GIVEN REQUEST: The data below must be copied in full and without any change.

Stored records:

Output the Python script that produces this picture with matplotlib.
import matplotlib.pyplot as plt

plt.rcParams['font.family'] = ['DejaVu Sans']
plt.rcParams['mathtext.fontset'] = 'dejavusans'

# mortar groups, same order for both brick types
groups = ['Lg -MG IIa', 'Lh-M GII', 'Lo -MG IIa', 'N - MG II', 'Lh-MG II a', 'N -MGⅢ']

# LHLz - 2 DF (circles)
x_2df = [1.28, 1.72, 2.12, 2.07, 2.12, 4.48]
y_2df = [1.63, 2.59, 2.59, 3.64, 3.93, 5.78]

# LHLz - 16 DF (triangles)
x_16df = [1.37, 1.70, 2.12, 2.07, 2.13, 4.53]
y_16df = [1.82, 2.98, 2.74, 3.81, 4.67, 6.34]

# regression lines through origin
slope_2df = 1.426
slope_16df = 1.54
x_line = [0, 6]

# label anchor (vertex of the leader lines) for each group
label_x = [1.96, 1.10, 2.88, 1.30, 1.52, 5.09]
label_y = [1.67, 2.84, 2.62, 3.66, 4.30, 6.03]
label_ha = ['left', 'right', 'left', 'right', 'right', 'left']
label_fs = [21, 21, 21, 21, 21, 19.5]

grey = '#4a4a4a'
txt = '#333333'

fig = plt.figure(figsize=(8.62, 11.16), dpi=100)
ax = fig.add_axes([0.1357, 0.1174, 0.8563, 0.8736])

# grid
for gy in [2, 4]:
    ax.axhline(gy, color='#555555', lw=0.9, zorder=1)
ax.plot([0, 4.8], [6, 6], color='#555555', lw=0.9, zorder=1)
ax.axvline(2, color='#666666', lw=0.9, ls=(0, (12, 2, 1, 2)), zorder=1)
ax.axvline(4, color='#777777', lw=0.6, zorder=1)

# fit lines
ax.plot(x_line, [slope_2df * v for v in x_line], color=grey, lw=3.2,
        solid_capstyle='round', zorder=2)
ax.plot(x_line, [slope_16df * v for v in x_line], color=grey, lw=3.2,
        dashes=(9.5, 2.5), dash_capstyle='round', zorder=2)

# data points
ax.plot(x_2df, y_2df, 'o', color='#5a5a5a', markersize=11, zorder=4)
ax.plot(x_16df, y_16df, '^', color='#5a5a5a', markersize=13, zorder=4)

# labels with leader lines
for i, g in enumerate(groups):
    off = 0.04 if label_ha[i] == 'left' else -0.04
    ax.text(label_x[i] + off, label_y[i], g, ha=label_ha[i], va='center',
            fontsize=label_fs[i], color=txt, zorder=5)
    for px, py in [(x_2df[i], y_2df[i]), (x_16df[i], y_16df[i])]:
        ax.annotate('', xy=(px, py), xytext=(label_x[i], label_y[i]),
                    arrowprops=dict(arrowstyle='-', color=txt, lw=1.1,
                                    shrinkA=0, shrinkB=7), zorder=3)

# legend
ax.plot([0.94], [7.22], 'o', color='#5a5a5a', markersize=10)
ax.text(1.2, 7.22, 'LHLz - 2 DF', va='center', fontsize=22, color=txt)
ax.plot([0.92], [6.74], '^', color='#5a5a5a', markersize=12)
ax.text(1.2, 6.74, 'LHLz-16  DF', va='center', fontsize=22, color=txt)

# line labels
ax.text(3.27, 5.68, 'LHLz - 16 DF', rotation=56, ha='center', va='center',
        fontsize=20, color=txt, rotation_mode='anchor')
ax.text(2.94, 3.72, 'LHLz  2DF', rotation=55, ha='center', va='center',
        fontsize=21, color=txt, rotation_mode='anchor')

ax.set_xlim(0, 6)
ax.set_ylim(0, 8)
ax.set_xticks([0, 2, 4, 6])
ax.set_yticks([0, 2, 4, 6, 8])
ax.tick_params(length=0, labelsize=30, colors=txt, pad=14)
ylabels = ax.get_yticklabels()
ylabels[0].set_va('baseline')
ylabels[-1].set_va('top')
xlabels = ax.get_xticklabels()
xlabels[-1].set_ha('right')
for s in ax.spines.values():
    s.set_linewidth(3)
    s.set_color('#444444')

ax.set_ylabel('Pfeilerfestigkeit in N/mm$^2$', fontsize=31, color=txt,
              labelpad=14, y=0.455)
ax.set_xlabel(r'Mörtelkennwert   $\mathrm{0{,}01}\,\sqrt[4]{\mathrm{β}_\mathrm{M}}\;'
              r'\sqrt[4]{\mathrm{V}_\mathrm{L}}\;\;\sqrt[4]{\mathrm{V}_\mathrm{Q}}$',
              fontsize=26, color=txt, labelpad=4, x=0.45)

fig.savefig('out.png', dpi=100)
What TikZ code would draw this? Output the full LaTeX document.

RESPONSE:
Output the Python script that produces this picture with matplotlib.
import matplotlib.pyplot as plt

plt.rcParams['font.family'] = ['DejaVu Sans']
plt.rcParams['mathtext.fontset'] = 'dejavusans'

# mortar groups, same order for both brick types
groups = ['Lg -MG IIa', 'Lh-M GII', 'Lo -MG IIa', 'N - MG II', 'Lh-MG II a', 'N -MGⅢ']

# LHLz - 2 DF (circles)
x_2df = [1.28, 1.72, 2.12, 2.07, 2.12, 4.48]
y_2df = [1.63, 2.59, 2.59, 3.64, 3.93, 5.78]

# LHLz - 16 DF (triangles)
x_16df = [1.37, 1.70, 2.12, 2.07, 2.13, 4.53]
y_16df = [1.82, 2.98, 2.74, 3.81, 4.67, 6.34]

# regression lines through origin
slope_2df = 1.426
slope_16df = 1.54
x_line = [0, 6]

# label anchor (vertex of the leader lines) for each group
label_x = [1.96, 1.10, 2.88, 1.30, 1.52, 5.09]
label_y = [1.67, 2.84, 2.62, 3.66, 4.30, 6.03]
label_ha = ['left', 'right', 'left', 'right', 'right', 'left']
label_fs = [21, 21, 21, 21, 21, 19.5]

grey = '#4a4a4a'
txt = '#333333'

fig = plt.figure(figsize=(8.62, 11.16), dpi=100)
ax = fig.add_axes([0.1357, 0.1174, 0.8563, 0.8736])

# grid
for gy in [2, 4]:
    ax.axhline(gy, color='#555555', lw=0.9, zorder=1)
ax.plot([0, 4.8], [6, 6], color='#555555', lw=0.9, zorder=1)
ax.axvline(2, color='#666666', lw=0.9, ls=(0, (12, 2, 1, 2)), zorder=1)
ax.axvline(4, color='#777777', lw=0.6, zorder=1)

# fit lines
ax.plot(x_line, [slope_2df * v for v in x_line], color=grey, lw=3.2,
        solid_capstyle='round', zorder=2)
ax.plot(x_line, [slope_16df * v for v in x_line], color=grey, lw=3.2,
        dashes=(9.5, 2.5), dash_capstyle='round', zorder=2)

# data points
ax.plot(x_2df, y_2df, 'o', color='#5a5a5a', markersize=11, zorder=4)
ax.plot(x_16df, y_16df, '^', color='#5a5a5a', markersize=13, zorder=4)

# labels with leader lines
for i, g in enumerate(groups):
    off = 0.04 if label_ha[i] == 'left' else -0.04
    ax.text(label_x[i] + off, label_y[i], g, ha=label_ha[i], va='center',
            fontsize=label_fs[i], color=txt, zorder=5)
    for px, py in [(x_2df[i], y_2df[i]), (x_16df[i], y_16df[i])]:
        ax.annotate('', xy=(px, py), xytext=(label_x[i], label_y[i]),
                    arrowprops=dict(arrowstyle='-', color=txt, lw=1.1,
                                    shrinkA=0, shrinkB=7), zorder=3)

# legend
ax.plot([0.94], [7.22], 'o', color='#5a5a5a', markersize=10)
ax.text(1.2, 7.22, 'LHLz - 2 DF', va='center', fontsize=22, color=txt)
ax.plot([0.92], [6.74], '^', color='#5a5a5a', markersize=12)
ax.text(1.2, 6.74, 'LHLz-16  DF', va='center', fontsize=22, color=txt)

# line labels
ax.text(3.27, 5.68, 'LHLz - 16 DF', rotation=56, ha='center', va='center',
        fontsize=20, color=txt, rotation_mode='anchor')
ax.text(2.94, 3.72, 'LHLz  2DF', rotation=55, ha='center', va='center',
        fontsize=21, color=txt, rotation_mode='anchor')

ax.set_xlim(0, 6)
ax.set_ylim(0, 8)
ax.set_xticks([0, 2, 4, 6])
ax.set_yticks([0, 2, 4, 6, 8])
ax.tick_params(length=0, labelsize=30, colors=txt, pad=14)
ylabels = ax.get_yticklabels()
ylabels[0].set_va('baseline')
ylabels[-1].set_va('top')
xlabels = ax.get_xticklabels()
xlabels[-1].set_ha('right')
for s in ax.spines.values():
    s.set_linewidth(3)
    s.set_color('#444444')

ax.set_ylabel('Pfeilerfestigkeit in N/mm$^2$', fontsize=31, color=txt,
              labelpad=14, y=0.455)
ax.set_xlabel(r'Mörtelkennwert   $\mathrm{0{,}01}\,\sqrt[4]{\mathrm{β}_\mathrm{M}}\;'
              r'\sqrt[4]{\mathrm{V}_\mathrm{L}}\;\;\sqrt[4]{\mathrm{V}_\mathrm{Q}}$',
              fontsize=26, color=txt, labelpad=4, x=0.45)

fig.savefig('out.png', dpi=100)
What TikZ code would draw this? Output the full LaTeX document.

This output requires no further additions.